Stored records:
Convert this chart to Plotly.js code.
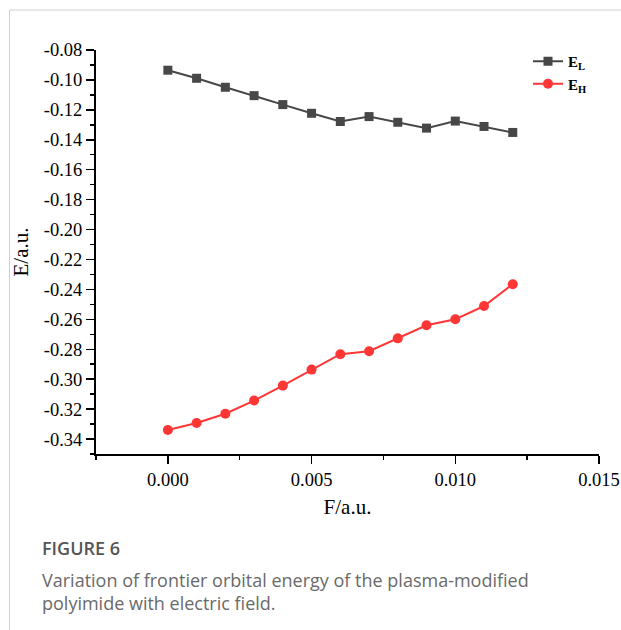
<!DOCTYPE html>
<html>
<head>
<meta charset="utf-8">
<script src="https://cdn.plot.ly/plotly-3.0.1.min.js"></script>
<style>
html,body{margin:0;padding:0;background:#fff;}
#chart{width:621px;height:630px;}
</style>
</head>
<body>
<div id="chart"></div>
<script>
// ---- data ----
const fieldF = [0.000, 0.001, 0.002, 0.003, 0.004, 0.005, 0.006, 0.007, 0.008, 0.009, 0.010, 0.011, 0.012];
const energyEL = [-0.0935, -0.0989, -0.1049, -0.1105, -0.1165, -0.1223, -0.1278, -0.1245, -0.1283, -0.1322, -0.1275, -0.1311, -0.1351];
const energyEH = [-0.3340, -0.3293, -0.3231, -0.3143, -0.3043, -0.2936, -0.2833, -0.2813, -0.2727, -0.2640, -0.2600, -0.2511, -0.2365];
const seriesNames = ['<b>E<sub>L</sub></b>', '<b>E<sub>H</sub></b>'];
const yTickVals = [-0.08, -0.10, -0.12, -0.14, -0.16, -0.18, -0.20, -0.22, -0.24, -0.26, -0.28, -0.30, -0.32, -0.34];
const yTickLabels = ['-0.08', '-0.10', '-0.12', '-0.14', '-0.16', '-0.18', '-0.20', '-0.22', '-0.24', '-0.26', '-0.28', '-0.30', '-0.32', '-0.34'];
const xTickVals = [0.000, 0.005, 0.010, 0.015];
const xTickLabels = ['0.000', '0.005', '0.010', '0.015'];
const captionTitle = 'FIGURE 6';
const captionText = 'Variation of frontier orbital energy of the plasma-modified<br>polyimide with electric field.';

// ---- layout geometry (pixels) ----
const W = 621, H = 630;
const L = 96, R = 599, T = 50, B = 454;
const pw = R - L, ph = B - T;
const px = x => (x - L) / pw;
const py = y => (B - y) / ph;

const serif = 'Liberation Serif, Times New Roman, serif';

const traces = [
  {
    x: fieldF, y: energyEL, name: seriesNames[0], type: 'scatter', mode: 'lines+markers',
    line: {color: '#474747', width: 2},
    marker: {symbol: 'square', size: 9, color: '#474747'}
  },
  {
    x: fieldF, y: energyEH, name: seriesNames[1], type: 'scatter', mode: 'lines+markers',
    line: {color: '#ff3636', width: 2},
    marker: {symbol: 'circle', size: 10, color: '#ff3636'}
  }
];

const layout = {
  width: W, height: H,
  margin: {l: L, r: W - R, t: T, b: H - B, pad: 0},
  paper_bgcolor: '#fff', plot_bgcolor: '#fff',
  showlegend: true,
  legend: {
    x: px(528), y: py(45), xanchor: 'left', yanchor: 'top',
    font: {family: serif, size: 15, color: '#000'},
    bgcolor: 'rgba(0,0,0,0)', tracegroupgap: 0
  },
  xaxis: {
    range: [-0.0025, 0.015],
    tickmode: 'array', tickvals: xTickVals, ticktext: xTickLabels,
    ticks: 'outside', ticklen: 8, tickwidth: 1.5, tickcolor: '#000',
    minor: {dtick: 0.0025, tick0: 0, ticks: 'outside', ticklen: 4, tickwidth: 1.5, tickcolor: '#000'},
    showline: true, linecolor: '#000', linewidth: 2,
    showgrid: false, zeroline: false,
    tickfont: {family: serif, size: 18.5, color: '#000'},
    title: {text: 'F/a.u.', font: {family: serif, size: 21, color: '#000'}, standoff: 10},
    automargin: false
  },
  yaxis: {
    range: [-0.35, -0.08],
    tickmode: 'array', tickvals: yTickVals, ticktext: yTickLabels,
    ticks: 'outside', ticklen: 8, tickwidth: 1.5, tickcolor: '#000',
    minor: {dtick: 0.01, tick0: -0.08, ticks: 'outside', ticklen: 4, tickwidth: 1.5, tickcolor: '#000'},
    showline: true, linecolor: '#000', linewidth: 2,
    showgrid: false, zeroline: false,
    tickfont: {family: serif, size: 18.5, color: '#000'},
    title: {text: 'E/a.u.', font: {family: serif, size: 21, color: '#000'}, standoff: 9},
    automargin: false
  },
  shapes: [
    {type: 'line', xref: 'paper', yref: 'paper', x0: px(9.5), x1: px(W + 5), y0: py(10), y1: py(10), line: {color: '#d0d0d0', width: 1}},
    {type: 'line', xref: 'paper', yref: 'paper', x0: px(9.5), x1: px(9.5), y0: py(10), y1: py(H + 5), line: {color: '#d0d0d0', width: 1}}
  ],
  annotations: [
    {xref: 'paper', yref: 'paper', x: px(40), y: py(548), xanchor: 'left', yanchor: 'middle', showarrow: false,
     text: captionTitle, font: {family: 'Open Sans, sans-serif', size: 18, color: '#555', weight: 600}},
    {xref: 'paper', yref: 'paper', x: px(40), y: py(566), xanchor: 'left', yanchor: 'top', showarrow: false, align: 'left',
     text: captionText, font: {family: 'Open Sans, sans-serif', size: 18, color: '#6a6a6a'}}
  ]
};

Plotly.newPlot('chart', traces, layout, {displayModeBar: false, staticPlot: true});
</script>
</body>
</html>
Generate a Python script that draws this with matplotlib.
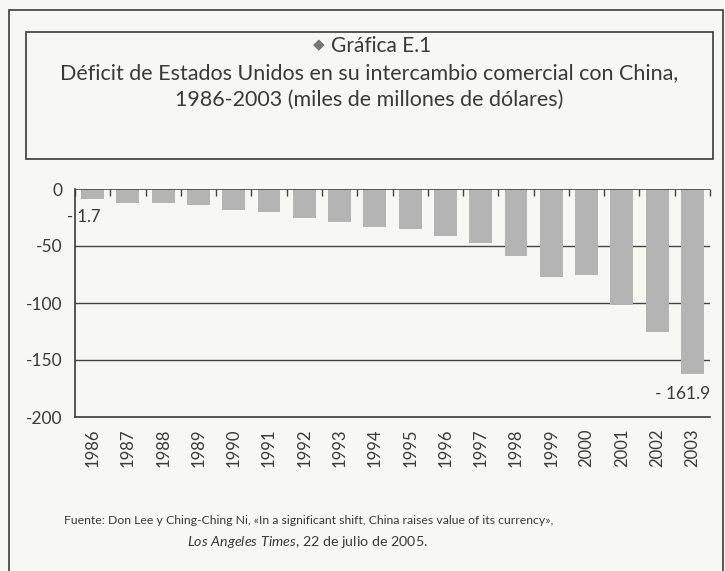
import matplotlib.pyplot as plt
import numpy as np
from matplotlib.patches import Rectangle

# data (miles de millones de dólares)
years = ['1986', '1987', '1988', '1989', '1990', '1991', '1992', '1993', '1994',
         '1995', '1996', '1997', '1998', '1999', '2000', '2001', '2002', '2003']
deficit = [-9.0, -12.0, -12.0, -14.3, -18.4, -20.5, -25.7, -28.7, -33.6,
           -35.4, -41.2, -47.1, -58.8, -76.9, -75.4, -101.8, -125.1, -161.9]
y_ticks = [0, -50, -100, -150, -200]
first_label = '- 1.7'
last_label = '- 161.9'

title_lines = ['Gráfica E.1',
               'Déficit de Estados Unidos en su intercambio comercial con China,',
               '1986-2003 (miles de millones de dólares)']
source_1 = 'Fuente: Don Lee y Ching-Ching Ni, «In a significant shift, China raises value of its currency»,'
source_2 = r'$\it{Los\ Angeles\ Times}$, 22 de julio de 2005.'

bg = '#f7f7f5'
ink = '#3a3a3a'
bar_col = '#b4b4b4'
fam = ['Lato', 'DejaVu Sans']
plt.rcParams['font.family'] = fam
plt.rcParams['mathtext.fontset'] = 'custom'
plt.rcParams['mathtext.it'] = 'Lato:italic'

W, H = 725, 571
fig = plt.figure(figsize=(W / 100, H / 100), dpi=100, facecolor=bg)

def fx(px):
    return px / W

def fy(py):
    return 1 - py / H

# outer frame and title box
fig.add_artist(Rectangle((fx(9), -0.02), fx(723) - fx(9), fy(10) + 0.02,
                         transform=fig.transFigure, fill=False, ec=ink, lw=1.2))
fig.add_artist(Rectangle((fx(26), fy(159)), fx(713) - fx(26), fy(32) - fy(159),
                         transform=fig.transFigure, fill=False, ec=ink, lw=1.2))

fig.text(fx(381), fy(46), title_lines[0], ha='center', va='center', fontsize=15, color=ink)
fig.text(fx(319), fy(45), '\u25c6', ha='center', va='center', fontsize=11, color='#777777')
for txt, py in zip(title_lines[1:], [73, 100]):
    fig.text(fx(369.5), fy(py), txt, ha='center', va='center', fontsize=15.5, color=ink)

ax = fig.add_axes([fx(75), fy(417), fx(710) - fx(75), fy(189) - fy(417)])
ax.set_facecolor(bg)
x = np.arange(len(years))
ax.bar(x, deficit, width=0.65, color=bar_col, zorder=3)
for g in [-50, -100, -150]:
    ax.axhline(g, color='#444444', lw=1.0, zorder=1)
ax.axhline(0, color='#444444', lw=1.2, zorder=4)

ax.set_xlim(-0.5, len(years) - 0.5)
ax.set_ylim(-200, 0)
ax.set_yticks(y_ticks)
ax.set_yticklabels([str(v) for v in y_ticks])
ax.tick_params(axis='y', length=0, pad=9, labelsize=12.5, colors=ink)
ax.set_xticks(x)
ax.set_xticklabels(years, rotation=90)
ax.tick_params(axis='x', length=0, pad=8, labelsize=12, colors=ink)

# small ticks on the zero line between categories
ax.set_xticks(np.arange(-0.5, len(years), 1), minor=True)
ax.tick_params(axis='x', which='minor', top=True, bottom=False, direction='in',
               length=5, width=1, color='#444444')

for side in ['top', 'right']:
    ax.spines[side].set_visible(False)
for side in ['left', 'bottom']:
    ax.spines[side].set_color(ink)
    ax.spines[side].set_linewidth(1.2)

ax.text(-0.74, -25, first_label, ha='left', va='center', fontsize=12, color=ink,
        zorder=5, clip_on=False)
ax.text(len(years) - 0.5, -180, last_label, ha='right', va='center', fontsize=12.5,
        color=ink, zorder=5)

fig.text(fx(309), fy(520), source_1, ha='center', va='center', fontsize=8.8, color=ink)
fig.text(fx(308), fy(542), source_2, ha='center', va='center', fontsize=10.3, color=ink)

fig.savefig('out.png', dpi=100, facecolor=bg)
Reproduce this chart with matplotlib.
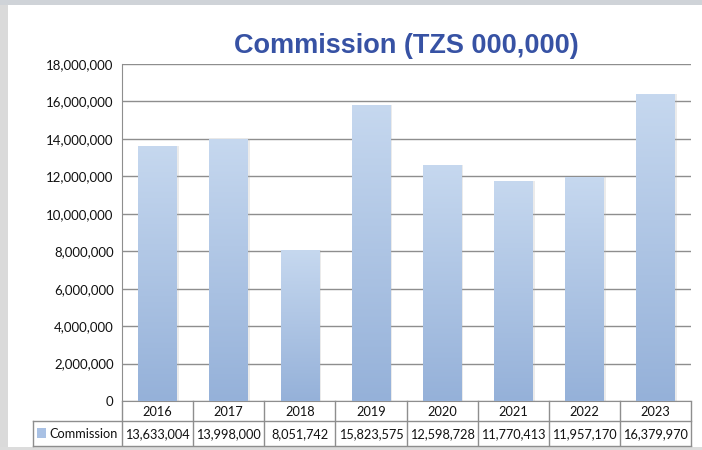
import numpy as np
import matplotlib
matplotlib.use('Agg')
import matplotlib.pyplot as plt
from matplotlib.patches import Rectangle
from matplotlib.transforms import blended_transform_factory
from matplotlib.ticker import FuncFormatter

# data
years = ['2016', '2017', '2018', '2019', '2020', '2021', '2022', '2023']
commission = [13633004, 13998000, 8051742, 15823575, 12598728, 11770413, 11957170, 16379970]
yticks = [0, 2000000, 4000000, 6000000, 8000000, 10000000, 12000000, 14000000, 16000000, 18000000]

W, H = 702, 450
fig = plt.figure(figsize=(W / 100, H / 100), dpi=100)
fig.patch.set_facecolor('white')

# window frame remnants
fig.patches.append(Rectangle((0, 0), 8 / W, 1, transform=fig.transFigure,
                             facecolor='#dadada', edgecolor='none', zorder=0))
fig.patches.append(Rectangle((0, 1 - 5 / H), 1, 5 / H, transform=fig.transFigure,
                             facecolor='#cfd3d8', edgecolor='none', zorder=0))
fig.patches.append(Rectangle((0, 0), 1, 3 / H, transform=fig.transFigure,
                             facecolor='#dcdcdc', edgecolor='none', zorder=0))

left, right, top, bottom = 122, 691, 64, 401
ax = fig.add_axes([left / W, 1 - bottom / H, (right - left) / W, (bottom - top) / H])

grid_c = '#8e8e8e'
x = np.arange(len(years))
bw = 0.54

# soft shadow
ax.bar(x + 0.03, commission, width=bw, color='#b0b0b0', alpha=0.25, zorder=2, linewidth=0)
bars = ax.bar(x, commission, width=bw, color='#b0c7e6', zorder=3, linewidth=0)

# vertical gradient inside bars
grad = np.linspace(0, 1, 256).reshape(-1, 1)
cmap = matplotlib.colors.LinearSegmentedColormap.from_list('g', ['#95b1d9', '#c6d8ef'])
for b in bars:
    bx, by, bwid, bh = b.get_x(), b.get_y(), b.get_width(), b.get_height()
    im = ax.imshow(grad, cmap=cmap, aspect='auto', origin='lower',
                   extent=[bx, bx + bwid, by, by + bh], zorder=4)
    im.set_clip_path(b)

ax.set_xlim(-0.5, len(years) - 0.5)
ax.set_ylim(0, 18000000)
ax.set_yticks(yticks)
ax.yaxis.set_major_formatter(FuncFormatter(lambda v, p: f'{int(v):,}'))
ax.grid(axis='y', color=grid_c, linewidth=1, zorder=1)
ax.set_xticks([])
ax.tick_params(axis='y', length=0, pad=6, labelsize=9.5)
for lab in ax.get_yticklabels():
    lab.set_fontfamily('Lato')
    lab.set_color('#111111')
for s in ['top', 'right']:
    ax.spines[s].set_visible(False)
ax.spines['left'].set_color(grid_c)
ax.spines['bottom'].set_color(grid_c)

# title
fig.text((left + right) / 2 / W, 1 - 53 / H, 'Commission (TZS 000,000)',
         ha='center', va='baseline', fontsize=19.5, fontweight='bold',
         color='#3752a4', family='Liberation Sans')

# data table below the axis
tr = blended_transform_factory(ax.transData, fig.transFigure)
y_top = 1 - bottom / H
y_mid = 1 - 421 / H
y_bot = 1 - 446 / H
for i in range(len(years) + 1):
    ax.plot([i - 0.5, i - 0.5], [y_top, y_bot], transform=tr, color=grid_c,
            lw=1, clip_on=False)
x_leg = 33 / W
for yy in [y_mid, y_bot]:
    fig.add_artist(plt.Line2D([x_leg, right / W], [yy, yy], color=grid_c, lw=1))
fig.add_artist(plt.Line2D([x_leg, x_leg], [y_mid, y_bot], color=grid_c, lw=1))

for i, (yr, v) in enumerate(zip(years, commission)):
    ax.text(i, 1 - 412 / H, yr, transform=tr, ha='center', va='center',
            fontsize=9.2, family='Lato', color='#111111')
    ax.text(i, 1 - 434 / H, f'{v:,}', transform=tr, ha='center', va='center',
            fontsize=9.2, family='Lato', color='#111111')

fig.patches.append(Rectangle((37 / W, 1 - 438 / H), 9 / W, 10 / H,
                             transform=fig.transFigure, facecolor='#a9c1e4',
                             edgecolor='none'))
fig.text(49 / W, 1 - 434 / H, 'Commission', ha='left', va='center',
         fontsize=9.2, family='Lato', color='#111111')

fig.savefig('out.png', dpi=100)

Given instruction: Repeat only the lines from the one with "Reproduce this chart with matplotlib." down to the one with "fig.patch.set_facecolor('white')", word for word and both included, and leave the pictures out.

Solution below:
Reproduce this chart with matplotlib.
import numpy as np
import matplotlib
matplotlib.use('Agg')
import matplotlib.pyplot as plt
from matplotlib.patches import Rectangle
from matplotlib.transforms import blended_transform_factory
from matplotlib.ticker import FuncFormatter

# data
years = ['2016', '2017', '2018', '2019', '2020', '2021', '2022', '2023']
commission = [13633004, 13998000, 8051742, 15823575, 12598728, 11770413, 11957170, 16379970]
yticks = [0, 2000000, 4000000, 6000000, 8000000, 10000000, 12000000, 14000000, 16000000, 18000000]

W, H = 702, 450
fig = plt.figure(figsize=(W / 100, H / 100), dpi=100)
fig.patch.set_facecolor('white')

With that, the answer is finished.